Однако Шахин-Гирей твердо стоял на своем.
– Всепокорнейше прошу, – хмуро говорил он, – чтобы российский двор в подтверждение своих добрых намерений уступил мне в следующих двух пунктах: чтобы сделан мне был визит первенствующим министром, а на аудиенции у Ее Императорского Величества не принуждали меня снимать шапку.
Дело дошло до Совета, который принял соломоново решение: Шахин-Гирею была пожалована в подарок шапка с таким объявлением: «Ее Императорское Величество, освободив татарские народы от независимости Порты Оттоманской и признавая их вольными и ни от кого, кроме единого Бога, не зависимыми, изволит жаловать им при дворе своем по особому своему благоволению и милости тот самый церемониал, который употребителен относительно других магометанских областей, т. е. Порты Оттоманской и персидского государства. По этой причине жалует она Калге шапку, позволяя в то же время и всем вообще татарам являться отныне везде с покрытыми головами, дабы они в новом своем состоянии с другими магометанскими народами пользовались совершенным равенством».
Шахин-Гирей прожил в Петербурге до осени 1772 г.
«У нас теперь здесь Калга-Султан, – сообщала Екатерина Вольтеру, – брат независимого крымского хана; это молодой человек 25 лет, чрезвычайно умный и желающий образовать себя.

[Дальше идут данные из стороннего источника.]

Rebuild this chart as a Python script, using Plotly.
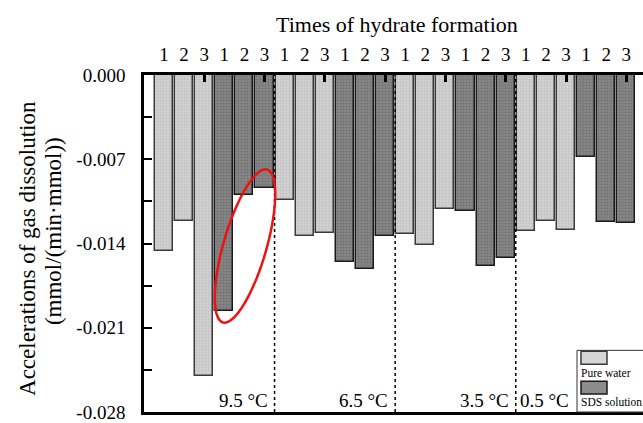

Этот крымский дофин – самый любезный татарин; он хорош собою, умен, образован не по-татарски, пишет стихи, хочет все видеть и все знать; все полюбили его».
Шахин-Гирей, получавший для проживания в русской столице по 100 рублей в день, имел все основания быть довольным приемом, оказанным ему в Петербурге. Панин же опасался, что деньги были израсходованы напрасно. Превратить плоды блестящих военных побед в сухие статьи дипломатического трактата оказалось делом несравненно более трудным, чем представлялось Екатерине и ее ближайшему окружению.
В Петербурге между тем медлительность Обрескова начала вызывать раздражение. Румянцеву пришлось оправдываться. «В проезде его (Обрескова. – П. С.) через Молдавию старался я всеми способами уготовить ему возможные выгоды, сколь в том позволить могла здешняя во всем скудость, и предварил приказанием в Польше стоящие наши команды о выгоднейшем его равномерном препровождении по дороге до Киева. Во время свидания моего, паче же при отъезде из армии, я ему предлагал ко всему мои услуги, но ни слова он не сказал мне ни о деньгах, ни о другом чем-либо, что имеет нужду», – сообщал он Екатерине в августе с курьером.
На землю Украины Обресков и его спутники вступили 15 августа. Линию в Васильчикове миновали без задержек, так как киевский генерал-губернатор Воейков в знак уважения к Обрескову отдал приказ об отмене обязательного для всех карантина. Услышав впервые за долгие годы родную малороссийскую речь, увидев на Васильковском рынке крынки со сметаной, да еще по умеренной цене, Лука Иванович задрожал от радости. Да и не он один. В тот день не было ни толмача, ни рейтара в посольской свите, кто бы не пришел с рынка, объевшись, как кот, густой украинской сметаны.
Однако под Киевом, где всем свитским, за исключением Обрескова и Левашова, пришлось все же просидеть полсрока в карантине, Лука Иванович вновь дал выход накопившемуся в его душе раздражению.
– Зачем его крутонравное превосходительство, – выговаривал он Мельникову, – полез в Киев? Ведь заведомо было известно, в городе чума и уже отдан приказ жечь дома заболевших. Ведь Павел Артемьевич еще в Землине нашел дорогу в Петербург прямее и чище.
Из Киева обоз с посольскими вещами по чьему-то явному недосмотру был направлен в охваченную чумой Москву. На дорогах было неспокойно, озорничали разбойники. Под Тулой неизвестные мужики, сбив замок с окованного железом сундука, где хранилась вся посольская казна, унесли 700 голландских червонцев.
Впрочем, об этом печальном происшествии Алексею Михайловичу стало известно значительно позднее. Из Киева он направился прямо в Петербург, где его с нетерпением ждал Никита Иванович Панин, стремившийся как можно скорее начать мирные переговоры.
Подробности приема, который ожидал Обрескова осенью 1771 г. в северной столице, нам достоверно неизвестны. Скупые архивные документы сообщают лишь о том, что за мужество и стойкость, проявленные в турецком плену, он был награжден орденом Александра Невского и назначен членом Коллегии иностранных дел.